Carrey wasn’t the only one who had his breakout role in “The Mask,” though. It was also the feature-film debut of costar Diaz, who had previously only appeared in a single short film. Her sultry blonde looks and expert comic timing earned her rave reviews. It isn’t often that Carrey nearly gets upstaged in a film, but Diaz nearly does it here, more than holding her own against the manic comic actor. Even though Tina is the girlfriend of the villain, she has a heart of gold and a real conscience that comes through because of Diaz, who imbues her with a touch of innocence even as she flirts heavily with the Mask.

“The Mask” wasn’t the first time that live action and animation were combined in the same film—the superb “Who Framed Roger Rabbit?” is a prime example—but it showed just how entertaining film can be when the boundaries of both genres are tested. One scene, in which the Mask first lays eyes on Tina, is one of the best examples on film of how to meld live action and animation together.

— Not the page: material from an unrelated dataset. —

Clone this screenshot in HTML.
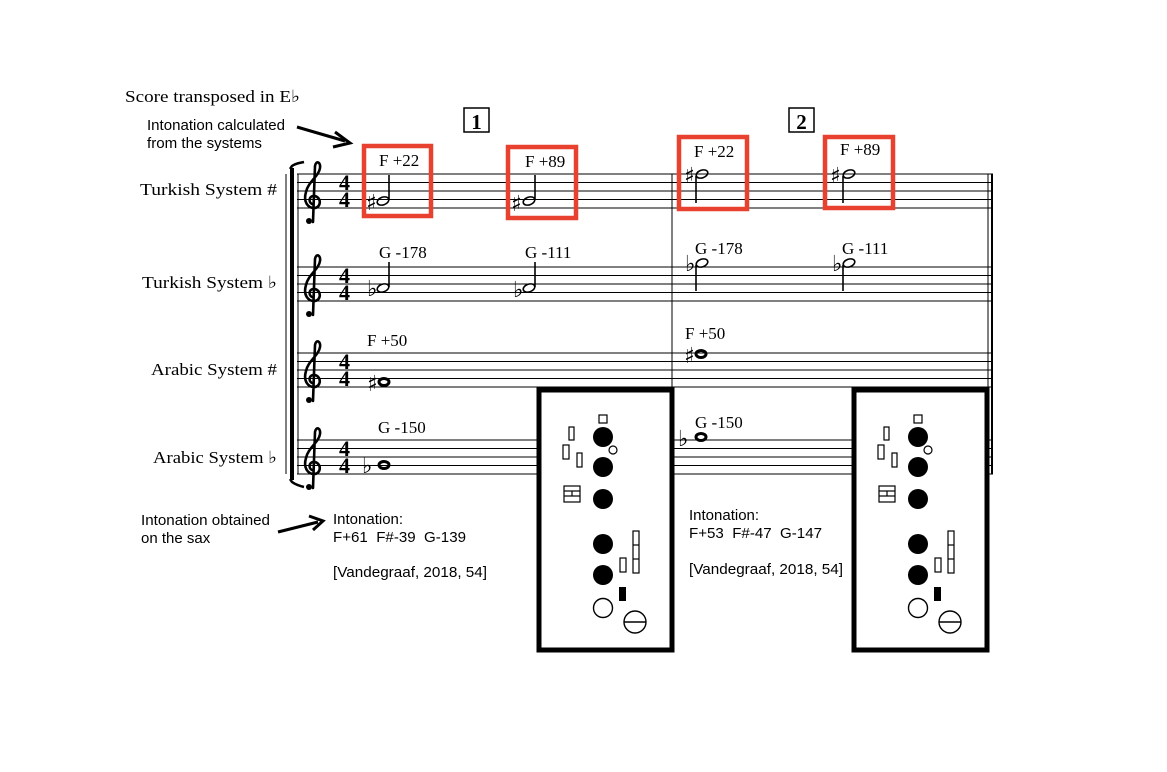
<!DOCTYPE html>
<html><head><meta charset="utf-8"><style>
html,body{margin:0;padding:0;background:#fff;}
svg{display:block;}
.s{font-family:"Liberation Serif",serif;font-size:17px;fill:#000;}
.a{font-family:"Liberation Sans",sans-serif;font-size:15px;fill:#000;white-space:pre;}
</style></head><body>
<svg width="1167" height="772" viewBox="0 0 1167 772" xmlns="http://www.w3.org/2000/svg">
<defs>
<g id="clef" fill="none" stroke="#000" stroke-linecap="round">
  <path d="M13,48 L15,-8 C16,-14 21,-12 20,-6 C19,2 8,8 6,18 C3,28 8,34 14,34 C21,34 22,24 15,22 C9,21 8,28 12,30" stroke-width="2.6"/>
  <circle cx="9" cy="47" r="3" fill="#000" stroke="none"/>
</g>
<g id="ts" font-family="Liberation Serif,serif" font-weight="bold" font-size="22" fill="#000">
  <text x="0" y="16">4</text><text x="0" y="33">4</text>
</g>
<g id="sax">
  <rect x="0" y="0" width="133" height="260" fill="#fff" stroke="#000" stroke-width="5"/>
  <rect x="60" y="25" width="8" height="8" fill="#fff" stroke="#000" stroke-width="1.2"/>
  <rect x="30" y="37" width="5" height="13" fill="#fff" stroke="#000" stroke-width="1.2"/>
  <rect x="24" y="55" width="6" height="14" fill="#fff" stroke="#000" stroke-width="1.2"/>
  <rect x="38" y="63" width="5" height="14" fill="#fff" stroke="#000" stroke-width="1.2"/>
  <circle cx="64" cy="47" r="10"/><circle cx="74" cy="60" r="4" fill="#fff" stroke="#000" stroke-width="1.2"/>
  <circle cx="64" cy="77" r="10"/><circle cx="64" cy="109" r="10"/>
  <circle cx="64" cy="154" r="10"/><circle cx="64" cy="185" r="10"/>
  <circle cx="64" cy="218" r="9.5" fill="#fff" stroke="#000" stroke-width="1.4"/>
  <circle cx="96" cy="232" r="11" fill="#fff" stroke="#000" stroke-width="1.4"/><line x1="85" y1="232" x2="107" y2="232" stroke="#000" stroke-width="1.4"/>
  <rect x="25" y="96" width="16" height="16" fill="#fff" stroke="#000" stroke-width="1.2"/>
  <line x1="25" y1="101" x2="41" y2="101" stroke="#000" stroke-width="1.2"/><line x1="25" y1="106" x2="41" y2="106" stroke="#000" stroke-width="1.2"/><line x1="33" y1="101" x2="33" y2="106" stroke="#000" stroke-width="1.2"/>
  <rect x="94" y="141" width="6" height="42" fill="#fff" stroke="#000" stroke-width="1.2"/>
  <line x1="94" y1="155" x2="100" y2="155" stroke="#000" stroke-width="1.2"/><line x1="94" y1="169" x2="100" y2="169" stroke="#000" stroke-width="1.2"/>
  <rect x="81" y="168" width="6" height="14" fill="#fff" stroke="#000" stroke-width="1.2"/>
  <rect x="80" y="197" width="7" height="14" fill="#000"/>
</g>
</defs>

<text class="s" x="125" y="102" textLength="175" lengthAdjust="spacingAndGlyphs">Score transposed in E♭</text>
<text class="a" x="147" y="130" textLength="138" lengthAdjust="spacingAndGlyphs">Intonation calculated</text>
<text class="a" x="147" y="148" textLength="115" lengthAdjust="spacingAndGlyphs">from the systems</text>
<line x1="297" y1="127" x2="345" y2="141" stroke="#000" stroke-width="3"/>
<path d="M335,132 L350,143 L333,147" fill="none" stroke="#000" stroke-width="3"/>

<rect x="464" y="108" width="25" height="24" fill="#fff" stroke="#000" stroke-width="1.5"/>
<text x="476.5" y="129" text-anchor="middle" font-family="Liberation Serif,serif" font-weight="bold" font-size="21">1</text>
<rect x="789" y="108" width="25" height="24" fill="#fff" stroke="#000" stroke-width="1.5"/>
<text x="801.5" y="129" text-anchor="middle" font-family="Liberation Serif,serif" font-weight="bold" font-size="21">2</text>

<text class="s" x="140" y="195" textLength="137" lengthAdjust="spacingAndGlyphs">Turkish System #</text>
<text class="s" x="142" y="288" textLength="135" lengthAdjust="spacingAndGlyphs">Turkish System ♭</text>
<text class="s" x="151" y="375" textLength="126" lengthAdjust="spacingAndGlyphs">Arabic System #</text>
<text class="s" x="153" y="463" textLength="124" lengthAdjust="spacingAndGlyphs">Arabic System ♭</text>

<g stroke="#000" stroke-width="1">
  <line x1="297" x2="993" y1="174" y2="174"/><line x1="297" x2="993" y1="182.5" y2="182.5"/><line x1="297" x2="993" y1="191" y2="191"/><line x1="297" x2="993" y1="199.5" y2="199.5"/><line x1="297" x2="993" y1="208" y2="208"/>
  <line x1="297" x2="993" y1="267" y2="267"/><line x1="297" x2="993" y1="275.5" y2="275.5"/><line x1="297" x2="993" y1="284" y2="284"/><line x1="297" x2="993" y1="292.5" y2="292.5"/><line x1="297" x2="993" y1="301" y2="301"/>
  <line x1="297" x2="993" y1="353" y2="353"/><line x1="297" x2="993" y1="361.5" y2="361.5"/><line x1="297" x2="993" y1="370" y2="370"/><line x1="297" x2="993" y1="378.5" y2="378.5"/><line x1="297" x2="993" y1="387" y2="387"/>
  <line x1="297" x2="993" y1="440" y2="440"/><line x1="297" x2="993" y1="448.5" y2="448.5"/><line x1="297" x2="993" y1="457" y2="457"/><line x1="297" x2="993" y1="465.5" y2="465.5"/><line x1="297" x2="993" y1="474" y2="474"/>
  <line x1="286" x2="286" y1="174" y2="474"/>
  <line x1="298" x2="298" y1="174" y2="474"/>
  <line x1="672" x2="672" y1="174" y2="474"/>
  <line x1="988" x2="988" y1="174" y2="474"/>
</g>
<line x1="992" x2="992" y1="174" y2="474" stroke="#000" stroke-width="2"/>
<line x1="292" x2="292" y1="168" y2="480" stroke="#000" stroke-width="4"/>
<path d="M290,169 L292,166 C296,163 300,163 304,162" fill="none" stroke="#000" stroke-width="2.5"/>
<path d="M290,479 L292,482 C296,485 300,486 304,487" fill="none" stroke="#000" stroke-width="2.5"/>

<use href="#clef" x="300" y="174"/><use href="#clef" x="300" y="267"/><use href="#clef" x="300" y="353"/><use href="#clef" x="300" y="440"/>
<use href="#ts" x="339" y="174"/><use href="#ts" x="339" y="267"/><use href="#ts" x="339" y="353"/><use href="#ts" x="339" y="440"/>

<g stroke="#000" fill="none" stroke-width="1.6">
  <ellipse cx="383" cy="201" rx="6" ry="3.8" transform="rotate(-20 383 201)"/><line x1="389" y1="200" x2="389" y2="175"/>
  <ellipse cx="529" cy="201" rx="6" ry="3.8" transform="rotate(-20 529 201)"/><line x1="535" y1="200" x2="535" y2="175"/>
  <ellipse cx="702" cy="174" rx="6" ry="3.8" transform="rotate(-20 702 174)"/><line x1="696" y1="176" x2="696" y2="203"/>
  <ellipse cx="849" cy="174" rx="6" ry="3.8" transform="rotate(-20 849 174)"/><line x1="843" y1="176" x2="843" y2="203"/>
  <ellipse cx="383" cy="288" rx="6" ry="3.8" transform="rotate(-20 383 288)"/><line x1="389" y1="287" x2="389" y2="262"/>
  <ellipse cx="529" cy="288" rx="6" ry="3.8" transform="rotate(-20 529 288)"/><line x1="535" y1="287" x2="535" y2="262"/>
  <ellipse cx="702" cy="263" rx="6" ry="3.8" transform="rotate(-20 702 263)"/><line x1="696" y1="265" x2="696" y2="291"/>
  <ellipse cx="849" cy="263" rx="6" ry="3.8" transform="rotate(-20 849 263)"/><line x1="843" y1="265" x2="843" y2="291"/>
</g>
<g stroke="#000" fill="none" stroke-width="3">
  <ellipse cx="384" cy="382" rx="5" ry="3.5"/><ellipse cx="701" cy="354" rx="5" ry="3.5"/>
  <ellipse cx="384" cy="465" rx="5" ry="3.5"/><ellipse cx="701" cy="437" rx="5" ry="3.5"/>
</g>
<g font-family="DejaVu Sans,sans-serif" font-size="22" fill="#000">
  <text x="366" y="210">♯</text><text x="511" y="211">♯</text><text x="684" y="183">♯</text><text x="830" y="183">♯</text>
  <text x="367" y="296">♭</text><text x="513" y="297">♭</text><text x="685" y="271">♭</text><text x="832" y="271">♭</text>
  <text x="367" y="391">♯</text><text x="684" y="363">♯</text>
  <text x="362" y="473">♭</text><text x="678" y="446">♭</text>
</g>

<text class="s" x="379" y="166">F +22</text><text class="s" x="525" y="167">F +89</text>
<text class="s" x="694" y="157">F +22</text><text class="s" x="840" y="155">F +89</text>
<text class="s" x="379" y="258">G -178</text><text class="s" x="525" y="258">G -111</text>
<text class="s" x="695" y="254">G -178</text><text class="s" x="842" y="254">G -111</text>
<text class="s" x="367" y="346">F +50</text><text class="s" x="685" y="339">F +50</text>
<text class="s" x="378" y="433">G -150</text><text class="s" x="695" y="428">G -150</text>

<g fill="none" stroke="#e8412f" stroke-width="4.5">
  <rect x="364" y="146" width="67" height="70"/>
  <rect x="508" y="147" width="68" height="71"/>
  <rect x="679" y="137" width="68" height="72"/>
  <rect x="825" y="137" width="68" height="71"/>
</g>

<use href="#sax" x="539" y="390"/>
<use href="#sax" x="854" y="390"/>

<text class="a" x="141" y="525" textLength="129" lengthAdjust="spacingAndGlyphs">Intonation obtained</text>
<text class="a" x="141" y="543">on the sax</text>
<line x1="278" y1="532" x2="318" y2="522" stroke="#000" stroke-width="3"/>
<path d="M309,516 L323,521 L313,530" fill="none" stroke="#000" stroke-width="3"/>
<text class="a" x="333" y="524">Intonation:</text>
<text class="a" x="333" y="542" textLength="133" lengthAdjust="spacingAndGlyphs">F+61&#160;&#160;F#-39&#160;&#160;G-139</text>
<text class="a" x="333" y="577" textLength="154" lengthAdjust="spacingAndGlyphs">[Vandegraaf, 2018, 54]</text>
<text class="a" x="689" y="520">Intonation:</text>
<text class="a" x="689" y="538" textLength="133" lengthAdjust="spacingAndGlyphs">F+53&#160;&#160;F#-47&#160;&#160;G-147</text>
<text class="a" x="689" y="574" textLength="154" lengthAdjust="spacingAndGlyphs">[Vandegraaf, 2018, 54]</text>
</svg>
</body></html>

The Masks’ eyes pop out of his head, and his jaw quite literally drops to the floor, while his heart looks like it will burst from his chest like the creature from “Alien.” This is reminiscent of cartoons from yesteryear in which every emotion was an overreaction, complete with fun graphics. Combining this older animated look with live actors creates a unique experience that is fun for adults and children alike. That’s what made the film a huge hit when it was released and what still makes it fun to watch nearly twenty years after its debut.